These include “La Cucaracha,” the marijuana-glorifying anthem of the Mexican Revolution, Ella Fitzgerald’s “When I Get Low I Get High,” the Beatles’ “(I Get High) With a Little Help from My Friends,” Bob Dylan’s “Rainy Day Women” (with its refrain of “Everybody must get stoned”), and Bob Marley’s “Kaya.”

Among the original songs developed by Galu, Israel and their collaborators are homages to Dennis Peron and Brownie Mary (Mary Jane Rathbun), two legendary figures who made cannabis available to the ailing during the AIDS crisis in San Francisco in the 1990s—a period that really spawned the current worldwide push for legalization.

A Fortuitous Moment

Israel reflects on the fortuitous moment for the show’s opening, months after cannabis became legal in New York state. “When I started working on the show five years ago, legalization felt a lot more distant. I expected the show to be more of a platform to advocate for legalization in New York, to be part of that mobilization. Now it’s turning out to be more of a celebration.”

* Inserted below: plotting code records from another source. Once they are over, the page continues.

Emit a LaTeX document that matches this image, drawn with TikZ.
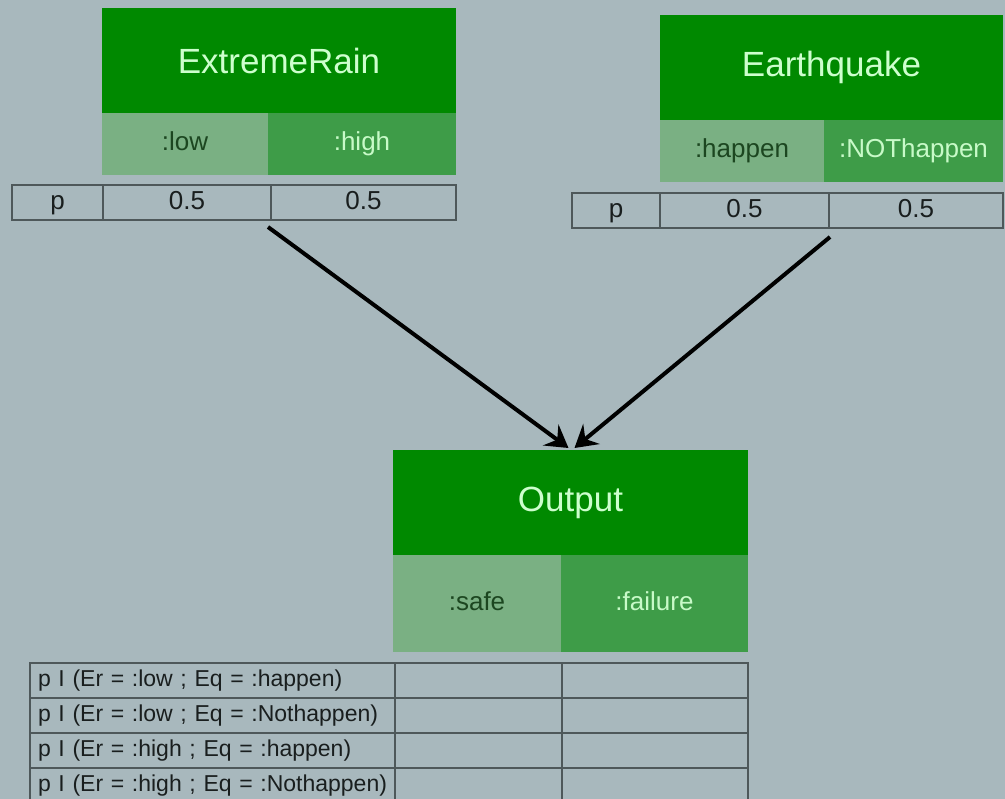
\documentclass[tikz,border=0pt]{standalone}
\usepackage{fontspec}
\setmainfont{Liberation Sans}
\usetikzlibrary{arrows.meta,calc}
\definecolor{bg}{RGB}{168,184,189}
\definecolor{hdrgreen}{RGB}{0,137,0}
\definecolor{lowcell}{RGB}{122,176,131}
\definecolor{highcell}{RGB}{62,156,72}
\definecolor{hdrtext}{RGB}{205,255,205}
\definecolor{lowtext}{RGB}{28,70,32}
\definecolor{hightext}{RGB}{200,250,200}
\definecolor{grid}{RGB}{78,88,90}
\definecolor{tabtext}{RGB}{25,30,30}
\tikzset{
  box/.style={rectangle, inner sep=0pt, outer sep=0pt},
  hdr/.style={box, fill=hdrgreen, text=hdrtext, font=\fontsize{35}{40}\selectfont, minimum height=105pt},
  lowc/.style={box, fill=lowcell, text=lowtext, font=\fontsize{26}{30}\selectfont, text height=19pt, text depth=5.5pt},
  highc/.style={box, fill=highcell, text=hightext, font=\fontsize{26}{30}\selectfont, text height=19pt, text depth=5.5pt},
  tcell/.style={box, draw=grid, line width=1.3pt, text=tabtext, font=\fontsize{26}{30}\selectfont, minimum height=35pt, text height=19pt, text depth=5.5pt},
  bcell/.style={box, draw=grid, line width=1.3pt, text=tabtext, font=\fontsize{23}{26}\selectfont, minimum height=35pt, text height=17pt, text depth=5pt},
  link/.style={line width=4pt, black, -{Stealth[length=22pt,width=26pt,inset=8pt]}}
}
\begin{document}
\begin{tikzpicture}[x=1pt,y=-1pt]
\fill[bg] (0,0) rectangle (1005,799);
\useasboundingbox (0,0) rectangle (1005,799);
% ExtremeRain
\node[hdr, minimum width=354pt] (er) at (279,60.5) {ExtremeRain};
\node[lowc, minimum width=166pt, minimum height=62pt] (erlow) at (185,144) {:low};
\node[highc, minimum width=188pt, minimum height=62pt] (erhigh) at (362,144) {:high};
\node[tcell, minimum width=91pt] (erp) at (57.5,202.5) {p};
\node[tcell, minimum width=168pt] (erv1) at (187,202.5) {0.5};
\node[tcell, minimum width=185pt] (erv2) at (363.5,202.5) {0.5};
% Earthquake
\node[hdr, minimum width=343pt] (eq) at (831.5,67.5) {Earthquake};
\node[lowc, minimum width=164pt, minimum height=62pt] (eqhap) at (742,151) {:happen};
\node[highc, minimum width=179pt, minimum height=62pt] (eqnot) at (913.5,151) {:NOThappen};
\node[tcell, minimum width=88pt] (eqp) at (616,210.5) {p};
\node[tcell, minimum width=169pt] (eqv1) at (744.5,210.5) {0.5};
\node[tcell, minimum width=174pt] (eqv2) at (916,210.5) {0.5};
% Output
\node[hdr, minimum width=355pt] (out) at (570.5,502.5) {Output};
\node[lowc, minimum width=168pt, minimum height=97pt] (safe) at (477,603.5) {:safe};
\node[highc, minimum width=187pt, minimum height=97pt] (fail) at (654.5,603.5) {:failure};
% conditional table
\foreach \i/\t in {1/{p I (Er = :low ; Eq = :happen)},2/{p I (Er = :low ; Eq = :Nothappen)},3/{p I (Er = :high ; Eq = :happen)},4/{p I (Er = :high ; Eq = :Nothappen)}}{
  \node[bcell, inner xsep=8pt, text width=349pt, align=left] (r\i a) at (212.5,645.5+35*\i) {\mbox{\t}};
  \node[bcell, minimum width=167pt] (r\i b) at (478.5,645.5+35*\i) {};
  \node[bcell, minimum width=186pt] (r\i c) at (655,645.5+35*\i) {};
}
% arrows
\coordinate (s1) at ($(erv2.south west)+(-3,7)$);
\coordinate (s2) at ($(eqv2.south west)+(1,9)$);
\coordinate (t1) at ($(out.north)+(-2,-2)$);
\coordinate (t2) at ($(out.north)+(4,-2)$);
\draw[link] (s1) -- (t1);
\draw[link] (s2) -- (t2);
\end{tikzpicture}
\end{document}
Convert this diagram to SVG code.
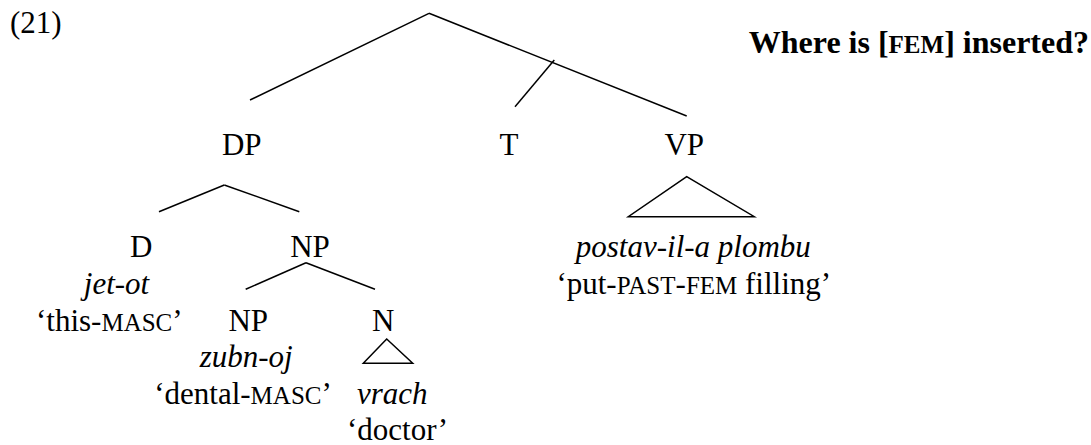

He is quick to emphasize, however: “But it is still federally illegal, and the way legalization has been unfolding in other states has been problematic. There is still a lot of work to be done.”

Each performance of Cannabis! is to be followed by a panel discussion or presentation by an activist group, “to address some of the issues that need to be resolved in New York and federally,” Israel says. Scheduled participants include representatives from the National Cannabis Party and the New Jersey-based Cannabis Education & Research Institute (CERI).

Israel sums up the production’s vision: “This subject matter needs a real show that can honor the counterculture history, from the jazz musicians through the Beat generation, through the AIDS activism of the 1990s. We want to honor the richness of the tradition, and make sure that how we got to legalization doesn’t get whitewashed, as they say. And to remember who is affected by the war on drugs, remember the cultures that have nurtured this plant through prohibition.”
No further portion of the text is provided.